Hay veces que me lo he pasado enormemente bien en el cine de manera totalmente independiente de la calidad de la película en cuestión. Y, desde luego, nunca ha sido rodeado de autoproclamados ‘cinéfilos’. Éste es mi top tres:
Medalla de bronce:
Cine: Gran Sur en La Línea de la Concepción. Película: Brácula, Condemor 2.
La idea era la siguiente: antes de ir a un concierto en San Roque (Cádiz) de Alan Parsons Project, queríamos hacer tiempo con algo igualmente excéntrico. Así que nos metimos en el cine de la cercana y muy sórdida localidad de La Línea a ver esta gran obra de, como diría Carlos Aguilar, el inefable Álvaro Sáenz de Heredia.
Lo que siguió fue un festival de ‘¡Jarls!’, ‘¡Comorls!’ y, sobre todo, ‘¡No puedos!’ por parte de un público totalmente desesperado debido a la calidad de la película.

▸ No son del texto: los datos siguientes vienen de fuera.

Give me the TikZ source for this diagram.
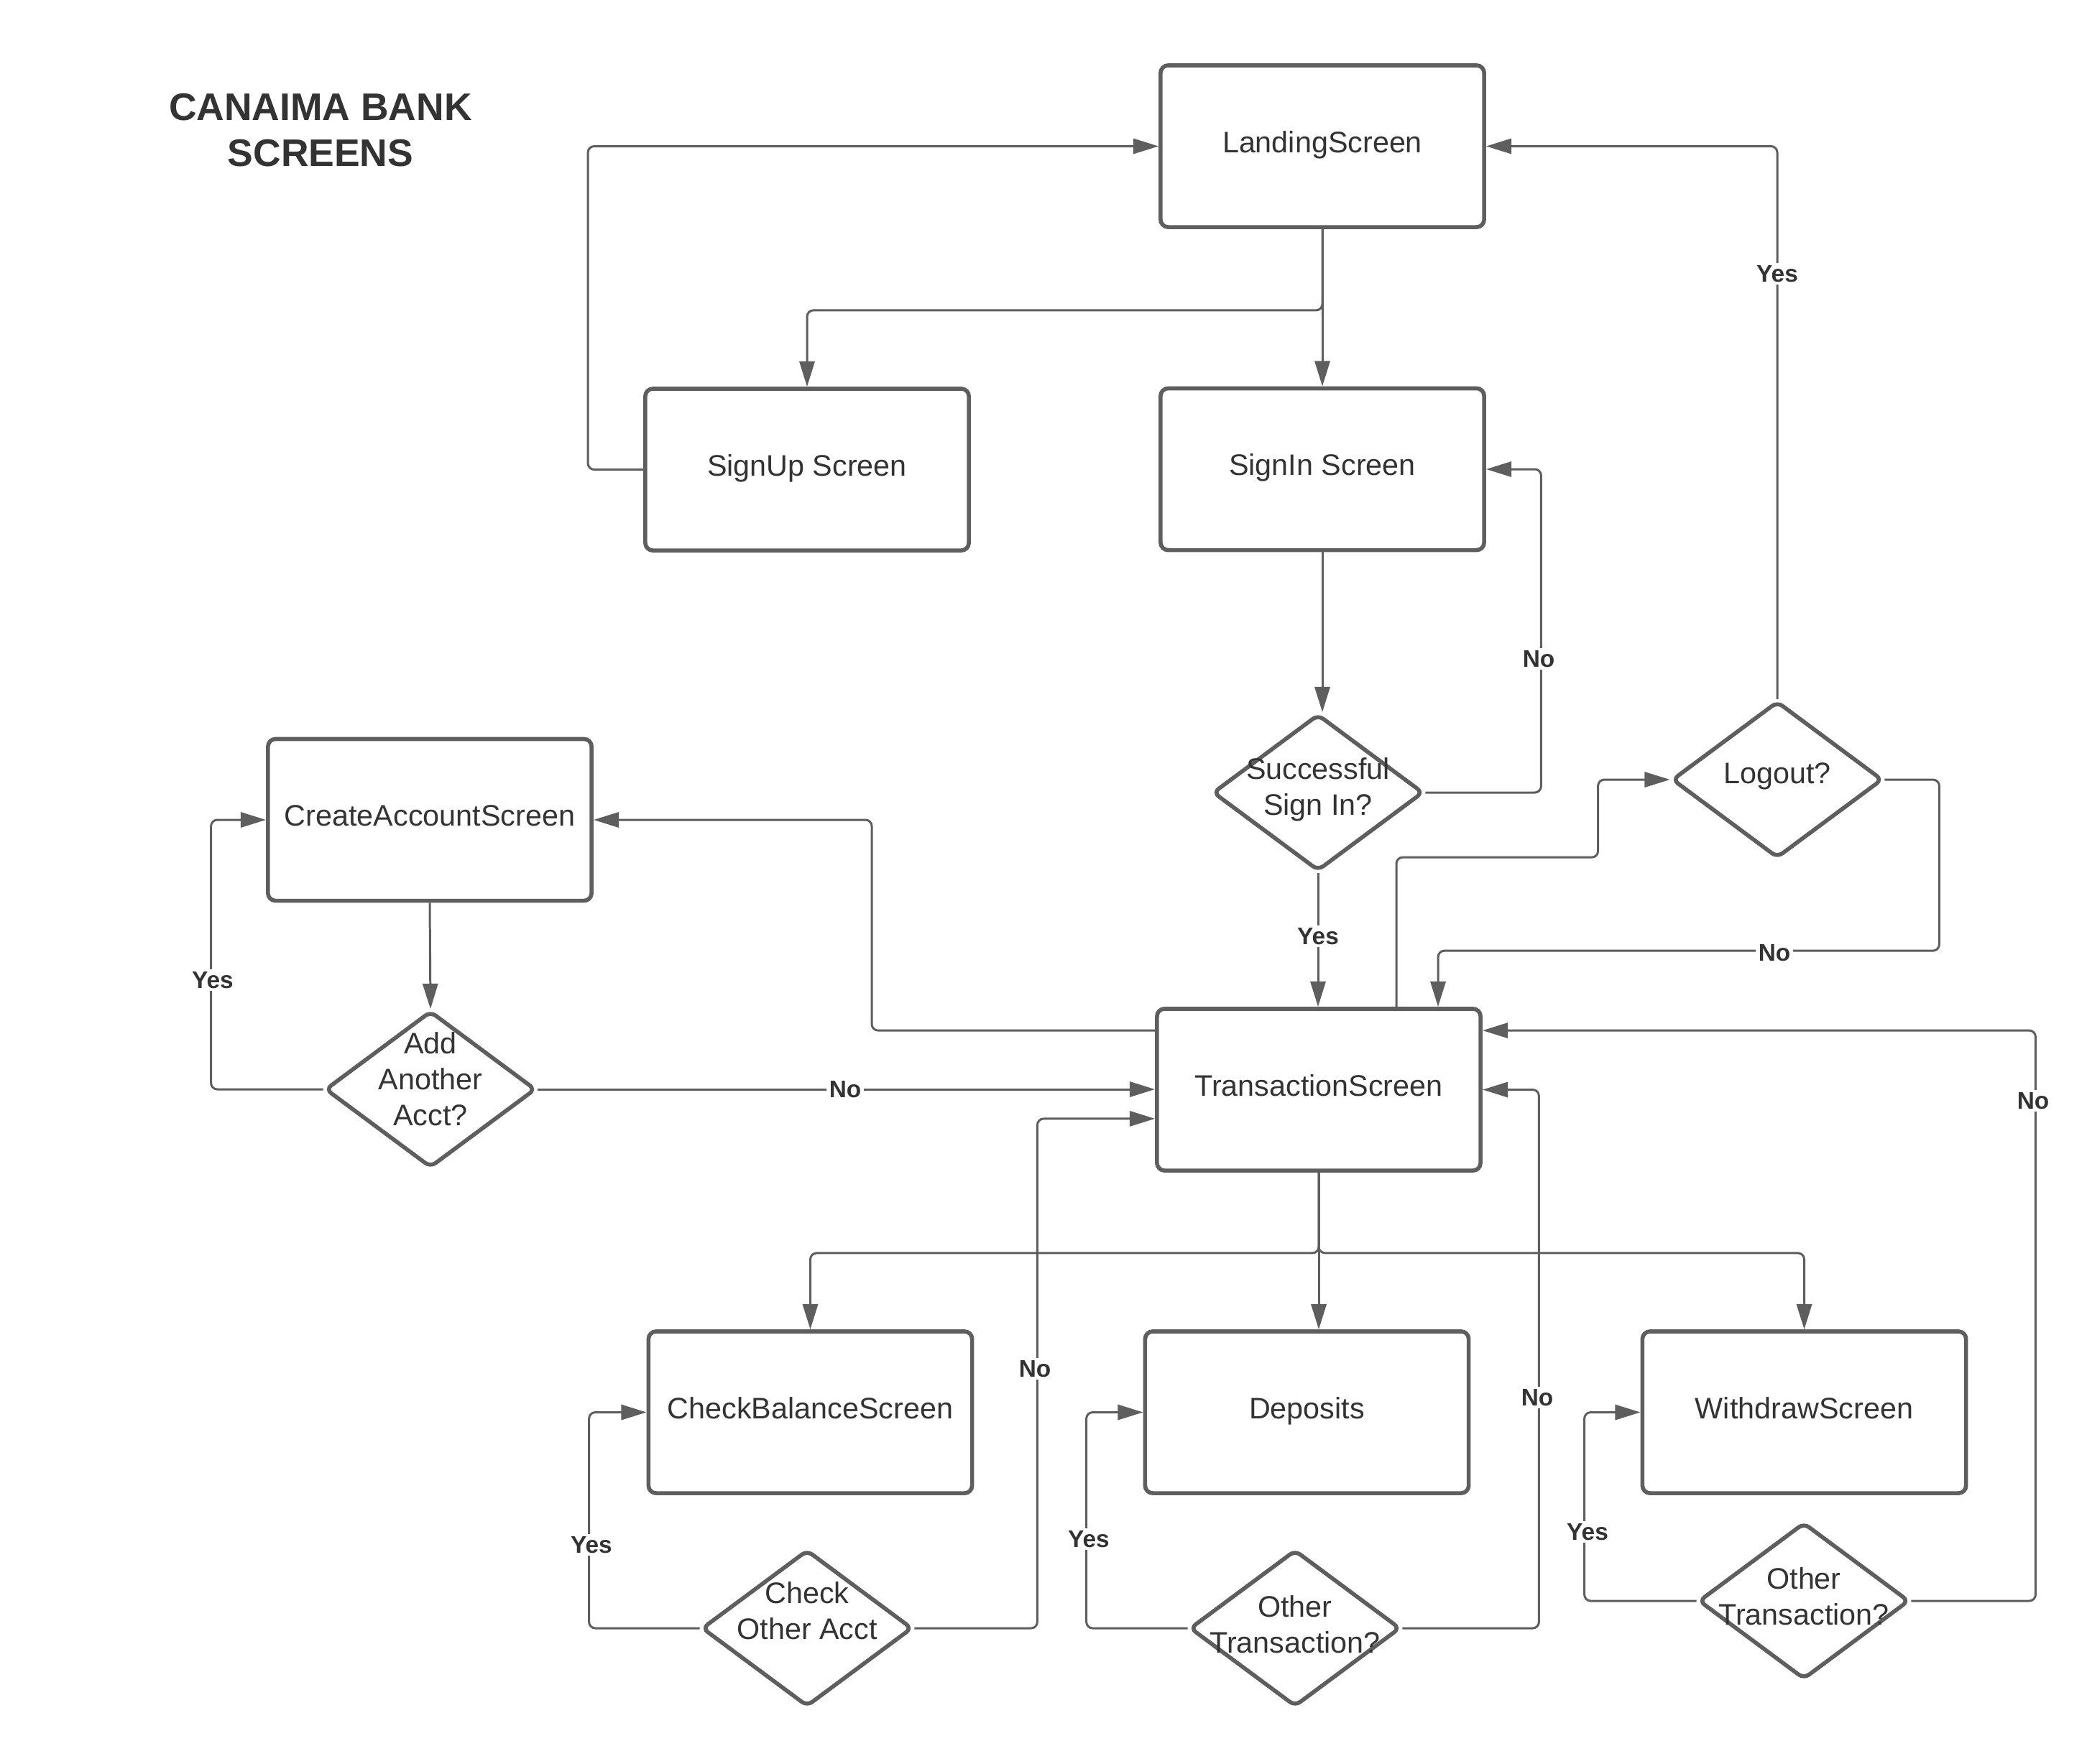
\documentclass[tikz,border=0pt]{standalone}
\usepackage{fontspec}
\setmainfont{Liberation Sans}
\usetikzlibrary{arrows.meta,shapes.geometric,calc}
\definecolor{lg}{RGB}{94,94,94}
\definecolor{tg}{RGB}{51,51,51}
\begin{document}
\begin{tikzpicture}[x=0.01cm,y=-0.01cm,
 screen/.style={draw=lg,line width=1.6pt,rounded corners=3pt,minimum width=4.5cm,minimum height=2.25cm,inner sep=0pt,text=tg,font=\fontsize{11.75}{14.2}\selectfont,text height=0.75em,text depth=0.25em},
 decision/.style={draw=lg,line width=1.6pt,diamond,rounded corners=2.5pt,minimum width=2.93cm,minimum height=2.18cm,inner sep=0pt},
 dtext/.style={text=tg,font=\fontsize{11.75}{14.2}\selectfont,align=center,inner sep=0pt},
 conn/.style={draw=lg,line width=0.85pt,rounded corners=2.5pt},
 arr/.style={conn,-{Triangle[length=10pt,width=6pt]}},
 lbl/.style={fill=white,text=tg,font=\bfseries\fontsize{9.5}{11}\selectfont,inner sep=1pt},
]
\useasboundingbox (0,0) rectangle (2904,2454);

\node[text=tg,font=\bfseries\fontsize{15.2}{18.2}\selectfont,align=center] (title) at (446,181) {CANAIMA BANK\\SCREENS};

\node[screen] (landing) at (1840,203.5) {LandingScreen};
\node[screen] (signup) at (1123,653.5) {SignUp Screen};
\node[screen] (signin) at (1840,653) {SignIn Screen};
\node[screen] (create) at (598,1141) {CreateAccountScreen};
\node[screen] (trans) at (1835,1516.5) {TransactionScreen};
\node[screen] (check) at (1127.5,1965.5) {CheckBalanceScreen};
\node[screen] (deposits) at (1818.5,1965.5) {Deposits};
\node[screen] (withdraw) at (2510.5,1965.5) {WithdrawScreen};

\node[decision] (succ) at (1834,1103) {};
\node[decision] (logout) at (2473,1085) {};
\node[decision] (addacct) at (599,1516) {};
\node[decision] (dcheck) at (1123,2266) {};
\node[decision] (ddep) at (1802,2266) {};
\node[decision] (dwith) at (2510,2228) {};

\node[dtext] (succT) at (1834,1099) {Successful\\Sign In?};
\node[dtext] (logoutT) at (2473,1080) {Logout?};
\node[dtext] (addT) at (599,1502) {Add\\Another\\Acct?};
\node[dtext] (dcheckT) at (1123,2242) {Check\\Other Acct};
\node[dtext] (ddepT) at (1802,2261) {Other\\Transaction?};
\node[dtext] (dwithT) at (2510,2222) {Other\\Transaction?};

\draw[arr] (signup.west) -- ++(-77,0) |- (landing.west);
\draw[arr] (landing.south) -- ++(0,113) -| (signup.north);
\draw[arr] (landing.south) -- (signin.north);
\draw[arr] (signin.south) -- (signin.south |- succ.north);
\draw[arr] (succ.east) -- ++(161,0) |- (signin.east);
\draw[arr] (succ.south) -- (succ.south |- trans.north);
\draw[arr] ($(trans.north)+(108,0)$) -- ++(0,-208) -| ($(logout.west)+(-100,0)$) -- (logout.west);
\draw[arr] (logout.north) |- (landing.east);
\draw[arr] (logout.east) -- ++(76,0) |- ($(trans.north)+(166,-78)$) -- ($(trans.north)+(166,0)$);
\draw[arr] ($(trans.north west)+(0,33)$) -- ++(-394,0) |- (create.east);
\draw[arr] (create.south) -- (addacct.north);
\draw[arr] (addacct.west) -- ++(-156,0) |- (create.west);
\draw[arr] (addacct.east) -- (addacct.east -| trans.west);
\draw[arr] (trans.south) -- ++(0,112) -| (check.north);
\draw[arr] (trans.south) -- (trans.south |- deposits.north);
\draw[arr] (trans.south) -- ++(0,112) -| (withdraw.north);
\draw[arr] (dcheck.west) -- ++(-154,0) |- (check.west);
\draw[arr] (dcheck.east) -- ++(171,0) |- ($(trans.south west)+(0,-75)$);
\draw[arr] (ddep.west) -- ++(-141,0) |- (deposits.west);
\draw[arr] (ddep.east) -- ++(190,0) |- (trans.east);
\draw[arr] (dwith.west) -- ++(-156,0) |- (withdraw.west);
\draw[arr] (dwith.east) -- ++(173,0) |- ($(trans.north east)+(0,33)$);

\node[lbl] (l1) at (2141,917) {No};
\node[lbl] (l2) at (1834,1303) {Yes};
\node[lbl] (l3) at (2473,381) {Yes};
\node[lbl] (l4) at (2469,1326) {No};
\node[lbl] (l5) at (296,1364) {Yes};
\node[lbl] (l6) at (1176,1516) {No};
\node[lbl] (l7) at (823,2150) {Yes};
\node[lbl] (l8) at (1440,1905) {No};
\node[lbl] (l9) at (1515,2142) {Yes};
\node[lbl] (l10) at (2139,1945) {No};
\node[lbl] (l11) at (2209,2132) {Yes};
\node[lbl] (l12) at (2829,1532) {No};
\end{tikzpicture}
\end{document}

Pero la cosa mejoró a eso de la mitad del metraje, cuando la gente, por turnos, comenzó a levantarse y a recorrer el pasillo en plan Chiquito. Todo improvisado. Y muy español. No como esos que se dedican a hacer el ‘Time Warp’ del importado ‘Rocky Horror Picture Show’. Huelga decir que yo me levanté un par de veces, claro. Una vez mi cerebro se sobrepuso al shock del número musical a ritmo de ‘Carmen’ de Bizet: ‘Soy el vampiro más famoso / más malo y tenebroso / que llega de ultramaaaarllll’.
Medalla de plata:
Cine: Palacio de la música en Madrid. Película: Spice World
Tras una noche de juerga intensiva, varios amigos de la Escuela de cine decidimos que la mejor forma de pasar un 23 de Diciembre era ir a la primera sesión de ‘Spice World’. Con esa lógica aplastante y un poquitín de resaca, nos plantamos en el cine dispuestos a interaccionar con la pantalla como nunca. El viaje al absurdo empezó en lo más alto: nos pusimos en la última fila y unas señoras de la tercera edad, cuyas cabezas eran un atentado de laca a la capa de ozono, nos mandaron callar ya en los trailers. Qué hacían unas respetables damas viendo la primera sesión de esta película es un misterio más grande que aquel de por qué hay gente que se traga por propia iniciativa ‘Hawk the Slayer‘ (¡Zapristi! ¡Si fui yo!)
Nos mudamos a la segunda fila. Cantamos todas las canciones que pudimos. Y, por supuesto, bailamos el ‘People of the World, Spice up your life’ con coreografía y todo. A todo esto, la peli tenía su valor. O era la resaca. ¡No! ¡Amamos a las Espinchigerls por ser sórdidas y animar los 90!¡Un respeto!
Medalla de oro:
Cine: Kinépolis Madrid. Película: El señor de los anillos.: El retorno del rey.
Ciertamente, ‘La comunidad del anillo’ fue un gran momento en el cine: disfrazado de Frodo y rodeado de un buen puñado de amigos, la mayoría de Espectros del Anillo por aquello de ser el traje más sencillo. Incluso salimos en Telemadrid. Pero la tercera fue excepcional. No sólo negocié la compra de cerca de 400 entradas, sino que el ambiente era ya de locura. Los disfraces, absolutamente increíbles. Yo hasta me dediqué a ir descalzo como buen hobbit. Gritos histéricos de ‘¡Por Gondor!’ antes de la película por parte de los 1066 freaks allí reunidos. Aplausos atronadores cada vez que Eowyn o Legolas la armaban en la pantalla. Pero lo mejor fueron dos de mis amigos peleando con espadas al poco de entrar, y siendo retirados por los guardias de seguridad. ¡Eso sí que es una experiencia de cine!